Boston Globe:
Surprising new research on schizophrenia suggests, however, that people with mental illness may have stronger, stranger ties to their societies than we commonly assume. In a new article in the British Journal of Psychiatry, Stanford anthropologist Tanya Luhrmann explains that for schizophrenics experiencing auditory hallucinations, the cultures they live in shape the voices they hear in their minds. Most psychiatric research is conducted by scientists. Luhrmann argues, though, that the same psychiatric condition can express itself differently in different cultures, which is where anthropologists come in. For this study, she interviewed adults with schizophrenia who live in three different places: Chennai, India, Accra, Ghana, and San Mateo, California. She asked each person to describe his or her auditory hallucinations—how many voices they heard, what the voices said, where they felt the voices were coming from.
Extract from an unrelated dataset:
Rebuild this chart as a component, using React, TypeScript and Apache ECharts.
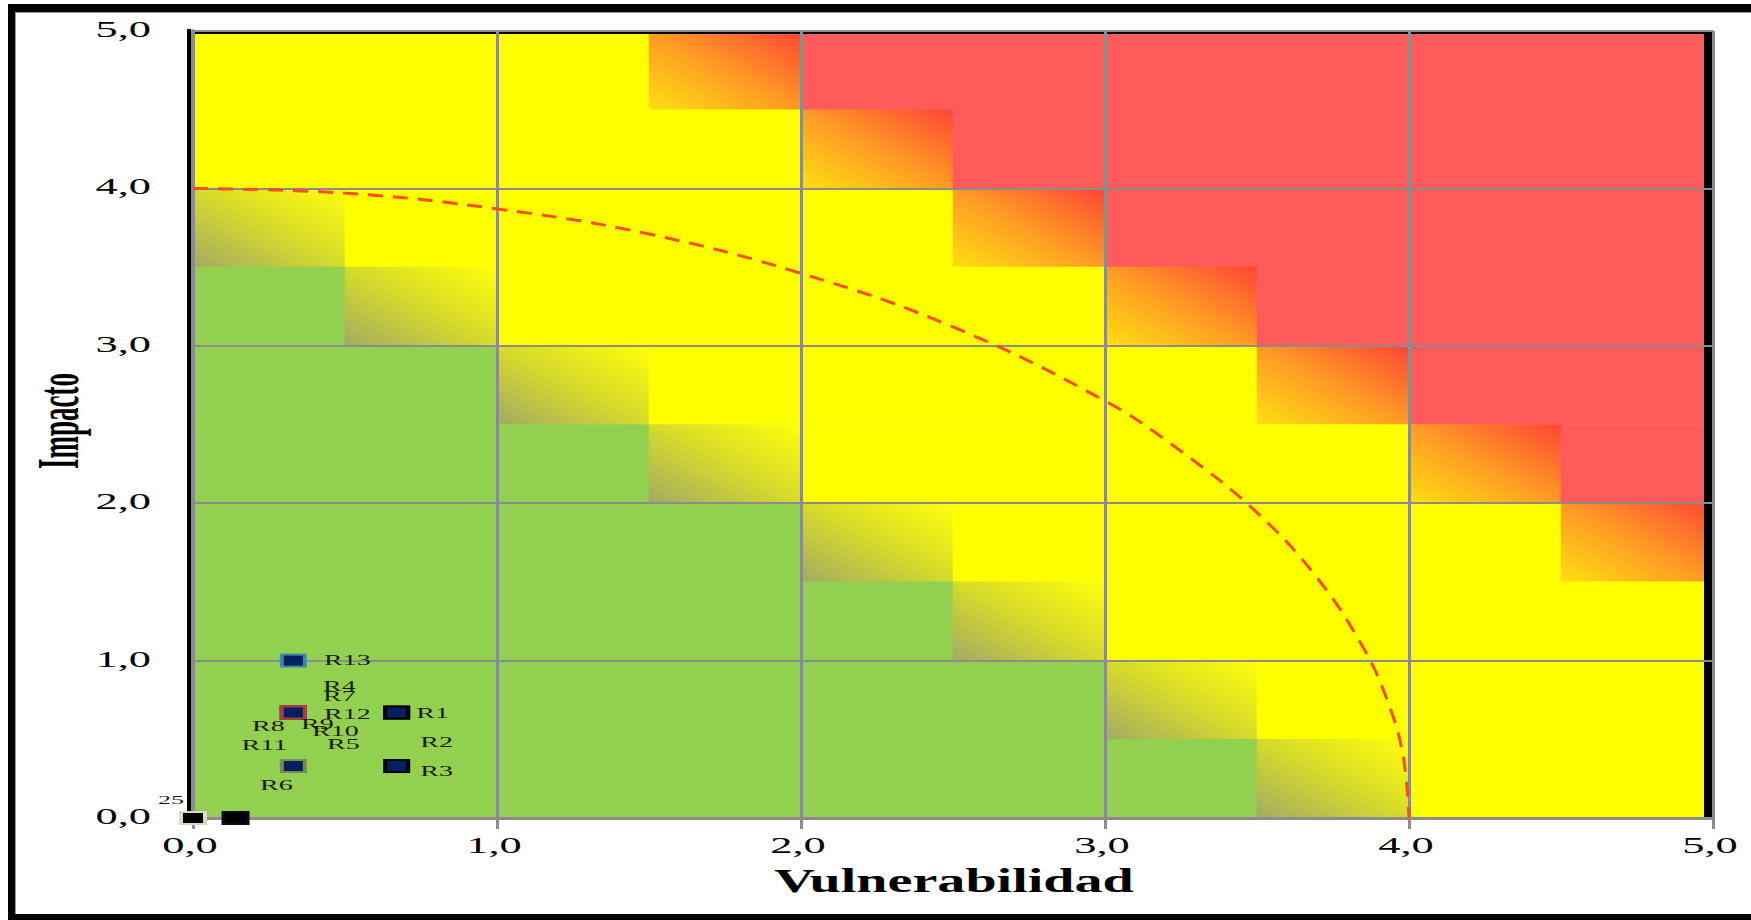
import React, { useEffect, useRef } from 'react';
import * as echarts from 'echarts';

// ---------- DATA ----------
// Zone codes: 0 green, 1 green→yellow blend, 2 yellow, 3 yellow→red blend, 4 red.
// Rows listed from the top band (Impacto 4.5–5.0) down to the bottom band (0–0.5); each cell is 0.5 × 0.5.
const zoneRows: number[][] = [
  [2, 2, 2, 3, 4, 4, 4, 4, 4, 4],
  [2, 2, 2, 2, 3, 4, 4, 4, 4, 4],
  [1, 2, 2, 2, 2, 3, 4, 4, 4, 4],
  [0, 1, 2, 2, 2, 2, 3, 4, 4, 4],
  [0, 0, 1, 2, 2, 2, 2, 3, 4, 4],
  [0, 0, 0, 1, 2, 2, 2, 2, 3, 4],
  [0, 0, 0, 0, 1, 2, 2, 2, 2, 3],
  [0, 0, 0, 0, 0, 1, 2, 2, 2, 2],
  [0, 0, 0, 0, 0, 0, 1, 2, 2, 2],
  [0, 0, 0, 0, 0, 0, 0, 1, 2, 2],
];
const cellSize = 0.5;

// Dashed threshold curve
const curveX = [0, 0.5, 1.0, 1.5, 2.0, 2.5, 3.0, 3.25, 3.5, 3.7, 3.85, 3.93, 3.98, 4.0];
const curveY = [4.0, 3.97, 3.87, 3.71, 3.46, 3.12, 2.65, 2.33, 1.94, 1.52, 1.08, 0.74, 0.4, 0.0];

// Risks
const riskNames = ['R1', 'R2', 'R3', 'R4', 'R5', 'R6', 'R7', 'R8', 'R9', 'R10', 'R11', 'R12', 'R13'];
const riskVulnerabilidad = [0.67, 0.67, 0.67, 0.33, 0.33, 0.33, 0.33, 0.33, 0.33, 0.33, 0.33, 0.33, 0.33];
const riskImpacto = [0.67, 0.67, 0.33, 0.67, 0.67, 0.33, 0.67, 0.67, 0.67, 0.67, 0.67, 0.67, 1.0];

// Corner points near the origin
const baseNames = ['25', ''];
const baseX = [0, 0.14];
const baseY = [0, 0];

// Axis ticks
const xTickValues = [0, 1, 2, 3, 4, 5];
const xTickLabels = ['0,0', '1,0', '2,0', '3,0', '4,0', '5,0'];
const yTickValues = [0, 1, 2, 3, 4, 5];
const yTickLabels = ['0,0', '1,0', '2,0', '3,0', '4,0', '5,0'];

// ---------- STYLES ----------
const GREEN = '#92D050';
const YELLOW = '#FFFF00';
const RED = '#FF5B5B';
const GRID_GRAY = '#8C8C8C';
const SERIF = '"Liberation Serif", "Times New Roman", serif';

const markerStyle: Record<string, { border: string; dx: number; dy: number }> = {
  R1: { border: '#000000', dx: 36, dy: 1 },
  R2: { border: '#000000', dx: 40, dy: 30 },
  R3: { border: '#000000', dx: 40, dy: 5 },
  R4: { border: '#A04040', dx: 46, dy: -26 },
  R5: { border: '#A04040', dx: 50, dy: 32 },
  R6: { border: '#7C8B48', dx: -17, dy: 19 },
  R7: { border: '#A04040', dx: 46, dy: -16 },
  R8: { border: '#A04040', dx: -25, dy: 14 },
  R9: { border: '#A04040', dx: 24, dy: 12 },
  R10: { border: '#A04040', dx: 42, dy: 19 },
  R11: { border: '#A04040', dx: -29, dy: 33 },
  R12: { border: '#A04040', dx: 54, dy: 2 },
  R13: { border: '#3A8BAA', dx: 54, dy: 0 },
};
const baseStyle = [
  { border: '#D6DCC4', fill: '#000000', dx: -22, dy: -18 },
  { border: '#0A0A14', fill: '#000000', dx: 0, dy: 0 },
];

function zoneFill(code: number): any {
  if (code === 0) return GREEN;
  if (code === 2) return YELLOW;
  if (code === 4) return RED;
  if (code === 1)
    return new echarts.graphic.LinearGradient(0, 1, 1, 0, [
      { offset: 0, color: '#A2AA62' },
      { offset: 0.5, color: '#D6DA2A' },
      { offset: 1, color: '#FFFF08' },
    ]);
  return new echarts.graphic.LinearGradient(0, 1, 1, 0, [
    { offset: 0, color: '#FFE010' },
    { offset: 0.5, color: '#FF9A24' },
    { offset: 1, color: '#FF4436' },
  ]);
}

export default function App() {
  const ref = useRef<HTMLDivElement>(null);

  useEffect(() => {
    document.body.style.margin = '0';
    const chart = echarts.init(ref.current as HTMLDivElement, null, { renderer: 'svg' });

    const zoneData: number[][] = [];
    zoneRows.forEach((row, r) => {
      row.forEach((code, c) => {
        zoneData.push([c * cellSize, (zoneRows.length - 1 - r) * cellSize, code]);
      });
    });

    const GL = 193, GT = 31, GW = 1520, GH = 787;

    const option: any = {
      animation: false,
      backgroundColor: '#ffffff',
      grid: { left: GL, top: GT, width: GW, height: GH, containLabel: false },
      xAxis: {
        type: 'value', min: 0, max: 5, interval: 1, z: 3,
        axisLine: { show: true, lineStyle: { color: GRID_GRAY, width: 3 } },
        axisTick: { show: true, length: 11, lineStyle: { color: GRID_GRAY, width: 3 } },
        axisLabel: { show: false },
        splitLine: { show: true, lineStyle: { color: GRID_GRAY, width: 3 } },
      },
      yAxis: {
        type: 'value', min: 0, max: 5, interval: 1, z: 3,
        axisLine: { show: true, lineStyle: { color: GRID_GRAY, width: 4 } },
        axisTick: { show: false },
        axisLabel: { show: false },
        splitLine: { show: true, lineStyle: { color: GRID_GRAY, width: 2 } },
      },
      graphic: [
        // outer frame
        { type: 'rect', z: 0, shape: { x: 8, y: 4, width: 1743, height: 8 }, style: { fill: '#000' } },
        { type: 'rect', z: 0, shape: { x: 8, y: 4, width: 7, height: 916 }, style: { fill: '#000' } },
        { type: 'rect', z: 0, shape: { x: 8, y: 914, width: 1743, height: 6 }, style: { fill: '#000' } },
        { type: 'line', z: 0, shape: { x1: 15.5, y1: 12, x2: 15.5, y2: 914 }, style: { stroke: '#9A9A9A', lineWidth: 1 } },
        { type: 'line', z: 0, shape: { x1: 15, y1: 12.5, x2: 1751, y2: 12.5 }, style: { stroke: '#9A9A9A', lineWidth: 1 } },
        // plot-area shadow strips
        { type: 'rect', z: 2.5, shape: { x: GL - 6, y: GT - 2, width: 4, height: GH + 2 }, style: { fill: '#000' } },
        { type: 'rect', z: 2.5, shape: { x: GL, y: GT, width: GW, height: 3 }, style: { fill: '#000' } },
        { type: 'rect', z: 2.5, shape: { x: GL + GW - 9, y: GT, width: 8, height: GH }, style: { fill: '#000' } },
        // axis titles
        {
          type: 'text', z: 10, x: 954, y: 881, scaleX: 1.65,
          style: { text: 'Vulnerabilidad', fontFamily: SERIF, fontWeight: 'bold', fontSize: 34, fill: '#000', align: 'center', verticalAlign: 'middle' },
        },
        {
          type: 'text', z: 10, x: 58, y: 421, rotation: Math.PI / 2, scaleY: 2.2,
          style: { text: 'Impacto', fontFamily: SERIF, fontWeight: 'bold', fontSize: 27, fill: '#000', align: 'center', verticalAlign: 'middle' },
        },
      ],
      series: [
        {
          name: 'Zonas', type: 'custom', coordinateSystem: 'cartesian2d', z: 1, silent: true,
          data: zoneData,
          renderItem: (params: any, api: any) => {
            const x0 = api.value(0), y0 = api.value(1), code = api.value(2);
            const a = api.coord([x0, y0]);
            const b = api.coord([x0 + cellSize, y0 + cellSize]);
            return {
              type: 'rect',
              shape: { x: a[0] - 0.3, y: b[1] - 0.3, width: b[0] - a[0] + 0.6, height: a[1] - b[1] + 0.6 },
              style: { fill: zoneFill(code) },
            };
          },
        },
        {
          name: 'Umbral', type: 'line', z: 5, silent: true,
          data: curveX.map((x, i) => [x, curveY[i]]),
          smooth: 0.4, symbol: 'none', showSymbol: false,
          lineStyle: { color: '#FF4C18', width: 3, type: [15, 10] },
        },
        {
          name: 'Base', type: 'custom', coordinateSystem: 'cartesian2d', z: 6, silent: true,
          data: baseX.map((x, i) => [x, baseY[i]]),
          renderItem: (params: any, api: any) => {
            const p = api.coord([api.value(0), api.value(1)]);
            const s = baseStyle[params.dataIndex];
            return {
              type: 'group',
              children: [
                { type: 'rect', shape: { x: p[0] - 14, y: p[1] - 7, width: 28, height: 14 }, style: { fill: s.border } },
                { type: 'rect', shape: { x: p[0] - 10, y: p[1] - 5, width: 20, height: 10 }, style: { fill: s.fill } },
                {
                  type: 'text', x: p[0] + s.dx, y: p[1] + s.dy, scaleX: 2,
                  style: { text: baseNames[params.dataIndex], fontFamily: SERIF, fontSize: 13, fill: '#1a1a1a', align: 'center', verticalAlign: 'middle' },
                },
              ],
            };
          },
        },
        {
          name: 'Riesgos', type: 'custom', coordinateSystem: 'cartesian2d', z: 6, silent: true,
          data: riskVulnerabilidad.map((x, i) => [x, riskImpacto[i]]),
          renderItem: (params: any, api: any) => {
            const p = api.coord([api.value(0), api.value(1)]);
            const s = markerStyle[riskNames[params.dataIndex]];
            return {
              type: 'group',
              children: [
                { type: 'rect', shape: { x: p[0] - 13.5, y: p[1] - 7, width: 27, height: 14 }, style: { fill: s.border } },
                { type: 'rect', shape: { x: p[0] - 9.5, y: p[1] - 5, width: 19, height: 10 }, style: { fill: '#002060' } },
              ],
            };
          },
        },
        {
          name: 'Etiquetas', type: 'custom', coordinateSystem: 'cartesian2d', z: 7, silent: true,
          data: riskVulnerabilidad.map((x, i) => [x, riskImpacto[i]]),
          renderItem: (params: any, api: any) => {
            const p = api.coord([api.value(0), api.value(1)]);
            const name = riskNames[params.dataIndex];
            const s = markerStyle[name];
            return {
              type: 'text', x: p[0] + s.dx, y: p[1] + s.dy, scaleX: 2,
              style: { text: name, fontFamily: SERIF, fontSize: 14, fill: '#1a1a1a', align: 'center', verticalAlign: 'middle' },
            };
          },
        },
        {
          name: 'EjeX', type: 'custom', coordinateSystem: 'cartesian2d', z: 8, silent: true,
          data: xTickValues.map((v) => [v, 0]),
          renderItem: (params: any, api: any) => {
            const p = api.coord([api.value(0), api.value(1)]);
            return {
              type: 'text', x: p[0] - 3, y: p[1] + 27, scaleX: 1.85,
              style: { text: xTickLabels[params.dataIndex], fontFamily: SERIF, fontSize: 24, fill: '#000', align: 'center', verticalAlign: 'middle' },
            };
          },
        },
        {
          name: 'EjeY', type: 'custom', coordinateSystem: 'cartesian2d', z: 8, silent: true,
          data: yTickValues.map((v) => [0, v]),
          renderItem: (params: any, api: any) => {
            const p = api.coord([api.value(0), api.value(1)]);
            return {
              type: 'text', x: p[0] - 42, y: p[1] - 2, scaleX: 1.85,
              style: { text: yTickLabels[params.dataIndex], fontFamily: SERIF, fontSize: 24, fill: '#000', align: 'right', verticalAlign: 'middle' },
            };
          },
        },
      ],
    };

    chart.setOption(option);
    return () => chart.dispose();
  }, []);

  return (
    <div
      ref={ref}
      style={{ position: 'absolute', left: 0, top: 0, width: 1751, height: 920, background: '#ffffff' }}
    />
  );
}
I wonder how they insured that they were really sampling comparable populations in these three places? I can't find a free version of the article online, but I'm a bit doubtful. Maybe people who have more persecutory hallucinations in Accra and Channai are dealt with in ways that kept them out of the study samples. As deficient as much of our treatment of psychotic disorders in the US is for so many people, consider what treatment could consist of for a person afflicted in Ghana. Perhaps those afflicted with more paranoid and persecutory hallucinations wind up in those settings.
Mind you, this isn't to dismiss the potential significance of the findings. If the differences they found reflect real differences in the broader populations of persons with schizophrenia, the implications are quite important and consistent with those who argue that we could be more helpful to patients experiencing auditory hallucinations by including innovative non-pharmacological therapies. I posted something on this subject a couple of years ago and, looking that post up, I see that I linked at that time to another article by Tanya Luhrmann, which is also worth a look.
By the time I was in graduate school, psychiatry had for the most part adopted a medication and minimalist supportive therapy approach, though my psychologist education still included introduction to non-pharm therapeutic approaches. Does anyone still read Ping-Nie Pao? The problem with non-pharm therapies that went beyond caseworker support was that they were lengthy and costly at a time when the insurance industry was rapidly moving toward a fast-and-cheap model.
Recently, Illinois passed legislation to put prescription pads in the hands of psychologists, so I imagine that will only lessen the interest in non-pharm, therapeutic intervention, at least among young psychologists around here who will no doubt gravitate toward more profitable prescription practice.